A significant result is that the book covers early research at MIT but not a lot about what went on at other universities. Unfortunately, this means just passing attention has been paid to work done at Cornell, Syracuse, the University of Utah, the University of Rochester and Rensselaer Polytechnic Institute. Also, significant work done at the University of Cambridge in England is covered only as it affected other elements of this story.
The second decision was to focus on companies and technologies applicable to mechanical design and manufacturing with some AEC (Architecture, Engineering and Construction) involvement. Even in the latter case, I do not spend much time on architecture per se. It could easily be a book in its own right as could Electronic Design Automation (EDA) which also is covered only to the extent that the companies I do write about were involved in that technology.
For the most part, the book covers software and systems companies headquartered in the United States. The fact remains that with just several significant exceptions, the vast majority of the worldwide CAD industry has been centered in this country. The major exception is Dassault Systèmes of France and that company is covered in depth in Chapter 13. Another exception is the field of architectural modeling which has been driven in part by several European firms, but that is a subject for another day.
Over the years there have been hundreds if not thousands of companies that have developed hardware and software products used to automate the engineering design process. The decision of which to cover has strictly been mine and I apologize to those, including some moderately successful firms, that space simply did not allow me to cover.
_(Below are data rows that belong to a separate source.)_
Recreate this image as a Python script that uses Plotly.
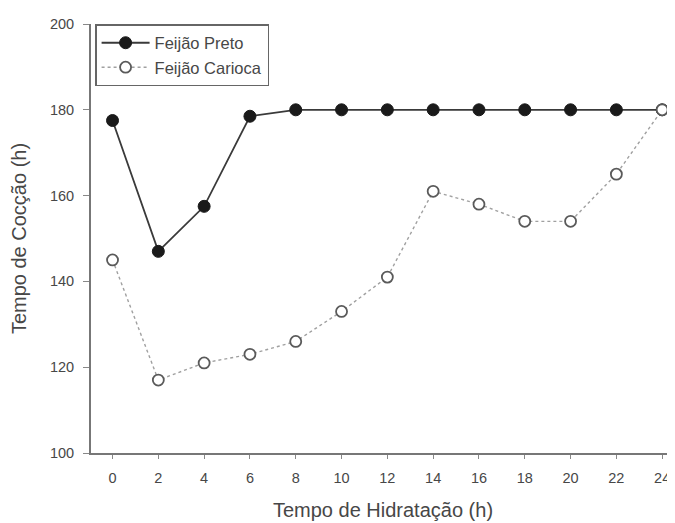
import plotly.graph_objects as go

hours = [0, 2, 4, 6, 8, 10, 12, 14, 16, 18, 20, 22, 24]
preto = [177.5, 147, 157.5, 178.5, 180, 180, 180, 180, 180, 180, 180, 180, 180]
carioca = [145, 117, 121, 123, 126, 133, 141, 161, 158, 154, 154, 165, 180]
x_ticks = [0, 2, 4, 6, 8, 10, 12, 14, 16, 18, 20, 22, 24]
y_ticks = [100, 120, 140, 160, 180, 200]

TXT = "#474747"

fig = go.Figure()
fig.add_trace(go.Scatter(
    x=hours, y=preto, name="Feijão Preto", mode="lines+markers",
    line=dict(color="#3a3a3a", width=1.8),
    marker=dict(symbol="circle", size=12, color="#1a1a1a", line=dict(color="#1a1a1a", width=1)),
))
fig.add_trace(go.Scatter(
    x=hours, y=carioca, name="Feijão Carioca", mode="lines+markers",
    line=dict(color="#a0a0a0", width=1.4, dash="dot"),
    marker=dict(symbol="circle", size=11, color="white", line=dict(color="#5a5a5a", width=1.8)),
))

# the page body has an 8px default margin, so the figure is sized to fit the window
fig.update_layout(
    width=667, height=515,
    margin=dict(l=83, r=0, t=16, b=70),
    paper_bgcolor="white", plot_bgcolor="white",
    font=dict(family="Liberation Sans, Arial, sans-serif", color=TXT, size=14),
    showlegend=True,
    legend=dict(
        x=0.007, y=1.0, xanchor="left", yanchor="top",
        bordercolor="#666666", borderwidth=1.5, bgcolor="white",
        font=dict(size=16.5, color=TXT),
        tracegroupgap=0, itemwidth=48,
    ),
    xaxis=dict(
        range=[-0.94, 24.56], tickvals=x_ticks, ticktext=[str(v) for v in x_ticks],
        showgrid=False, zeroline=False, showline=True, linecolor="#777777", linewidth=1.8,
        ticks="outside", ticklen=4, tickcolor="#888888", tickwidth=1.2,
        ticklabelstandoff=7,
        automargin=False,
        title=dict(text="Tempo de Hidratação (h)", font=dict(size=20, color=TXT), standoff=18),
        tickfont=dict(size=14.5, color=TXT),
    ),
    yaxis=dict(
        range=[100, 200], tickvals=y_ticks, ticktext=[str(v) for v in y_ticks],
        showgrid=False, zeroline=False, showline=True, linecolor="#777777", linewidth=1.8,
        ticks="outside", ticklen=6, tickcolor="#888888", tickwidth=1.2,
        ticklabelstandoff=6,
        automargin=False,
        title=dict(text="Tempo de Cocção (h)", font=dict(size=20, color=TXT), standoff=19),
        tickfont=dict(size=14.5, color=TXT),
    ),
)

fig.write_html("out.html")
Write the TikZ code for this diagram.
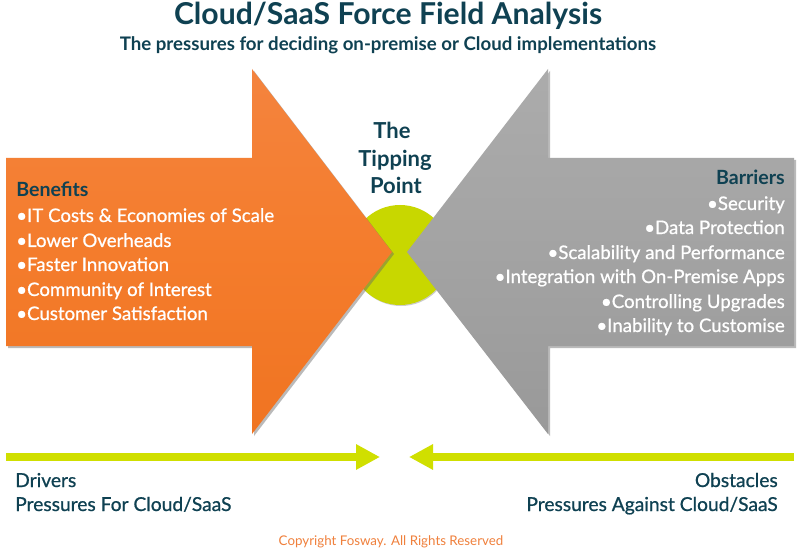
\documentclass[tikz,border=0pt]{standalone}
\usepackage{fontspec}
\setmainfont{Lato}[BoldFont={Lato Bold}]
\newfontfamily\medfont{Lato}[FakeBold=0.8]
\usetikzlibrary{arrows.meta,shadings}
\definecolor{teal}{HTML}{0F4152}
\definecolor{lime}{HTML}{D0DF00}
\definecolor{limecirc}{HTML}{C8D700}
\definecolor{orangetop}{HTML}{F58B50}
\definecolor{orangemid}{HTML}{F47C2C}
\definecolor{orangebot}{HTML}{EC6C17}
\definecolor{graytop}{HTML}{B4B4B4}
\definecolor{graymid}{HTML}{A3A3A3}
\definecolor{graybot}{HTML}{8F8F8F}
\definecolor{copyor}{HTML}{F0803C}
\pgfdeclareverticalshading{orangeshade}{100bp}{color(0bp)=(orangebot);color(50bp)=(orangemid);color(100bp)=(orangetop)}
\pgfdeclareverticalshading{grayshade}{100bp}{color(0bp)=(graybot);color(50bp)=(graymid);color(100bp)=(graytop)}
\tikzset{
  x=0.75pt,y=-0.75pt,
  dropsh/.style={fill=black!60,fill opacity=.45,draw=none,xshift=1.5pt,yshift=-1.5pt},
  benefit/.style={anchor=base west,inner sep=0pt,text=white,font=\medfont\fontsize{14}{16}\selectfont},
  barrier/.style={anchor=base east,inner sep=0pt,text=white,font=\medfont\fontsize{14}{16}\selectfont},
  headl/.style={inner sep=0pt,text=teal,font=\bfseries\fontsize{14.7}{17}\selectfont},
  tip/.style={anchor=base,inner sep=0pt,text=teal,font=\bfseries\fontsize{16.5}{19}\selectfont},
  foot/.style={inner sep=0pt,text=teal,font=\medfont\fontsize{14.4}{17}\selectfont},
  force/.style={line width=6pt,draw=lime,-{Triangle[length=18pt,width=18pt]}},
}
\begin{document}
\begin{tikzpicture}
\useasboundingbox (0,0) rectangle (800,549);
\fill[white] (0,0) rectangle (800,549);
% tipping point
\fill[black!50,opacity=.4] (401,256) circle[radius=50];
\fill[limecirc] (400,255) circle[radius=50];
% left arrow
\fill[dropsh] (6,158)--(252,158)--(252,69)--(392,252)--(252,434)--(252,346)--(6,346)--cycle;
\shade[shading=orangeshade] (6,158)--(252,158)--(252,69)--(392,252)--(252,434)--(252,346)--(6,346)--cycle;
% right arrow
\fill[dropsh] (794,158)--(548,158)--(548,69)--(407,252)--(548,434)--(548,346)--(794,346)--cycle;
\shade[shading=grayshade] (794,158)--(548,158)--(548,69)--(407,252)--(548,434)--(548,346)--(794,346)--cycle;
% title
\node[anchor=base,inner sep=0pt,text=teal,font=\bfseries\fontsize{22.6}{26}\selectfont] (title) at (388,25) {Cloud/SaaS Force Field Analysis};
\node[anchor=base,inner sep=0pt,text=teal,font=\bfseries\fontsize{14}{17}\selectfont] (subtitle) at (388,51) {The pressures for deciding on-premise or Cloud implementations};
% tipping
\node[tip] (tp1) at (392,139) {The};
\node[tip] (tp2) at (395,167) {Tipping};
\node[tip] (tp3) at (396,194) {Point};
% benefits
\node[headl,anchor=base west] (ben) at (16,197) {Benefits};
\node[benefit] (b1) at (16,222) {•IT Costs \& Economies of Scale};
\node[benefit] (b2) at (16,247) {•Lower Overheads};
\node[benefit] (b3) at (16,271) {•Faster Innovation};
\node[benefit] (b4) at (16,296) {•Community of Interest};
\node[benefit] (b5) at (16,320) {•Customer Satisfaction};
% barriers
\node[headl,anchor=base east] (bar) at (785,185) {Barriers};
\node[barrier] (r1) at (785,210) {•Security};
\node[barrier] (r2) at (785,234) {•Data Protection};
\node[barrier] (r3) at (785,259) {•Scalability and Performance};
\node[barrier] (r4) at (785,283) {•Integration with On-Premise Apps};
\node[barrier] (r5) at (785,308) {•Controlling Upgrades};
\node[barrier] (r6) at (785,332) {•Inability to Customise};
% force arrows
\coordinate (ls) at (6,457); \coordinate (le) at (380,457);
\coordinate (rs) at (794,457); \coordinate (re) at (409,457);
\draw[force] (ls) -- (le);
\draw[force] (rs) -- (re);
% labels
\node[foot,anchor=base west] (dr) at (15,487) {Drivers};
\node[foot,anchor=base west] (dr2) at (15,511) {Pressures For Cloud/SaaS};
\node[foot,anchor=base east] (ob) at (778,487) {Obstacles};
\node[foot,anchor=base east] (ob2) at (778,511) {Pressures Against Cloud/SaaS};
\node[anchor=base,inner sep=0pt,text=copyor,font=\fontsize{10}{12}\selectfont] (copy) at (391,545) {Copyright Fosway. All Rights Reserved};
\end{tikzpicture}
\end{document}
As the reader will see, I do not delve too deeply into the technology used to support CAD. There are no formulas describing how to solve the intersection of curved surfaces or discussion of the intricacies of object oriented software. I do make the assumption that the reader is generally knowledgeable about computer hardware and software although perhaps not as to how it applies to the CAD industry. There is an appendix that helps explain some of the terms and acronyms that are used.
Each chapter on a specific company stands on its own although I have tried to minimize redundancies between chapters.
Help From Many Sources
I would be hard pressed to thank everyone who has provided information for The Engineering Design Revolution. My standard statement in recent years has been “ don’t throw it out, just ship it to me.” In no particular order I would like to thank Steve Wolfe, Brad Holtz, David Cohn, Joel Orr, Dick Sowar, Pat Hanratty, Dick Harrison, Fontaine
Richardson, Carl Howk, Phil Villers, Tom Lazear, Rachael Taggart, Lee Whitney, Rick
Carrelli, Steven Weisberg, Greg Smith, John Baker, Peter Marks, Dave Albert, Dick Miller, Russ Henke, Charles Lang, and everyone else who provided information and took the time to discuss their experiences.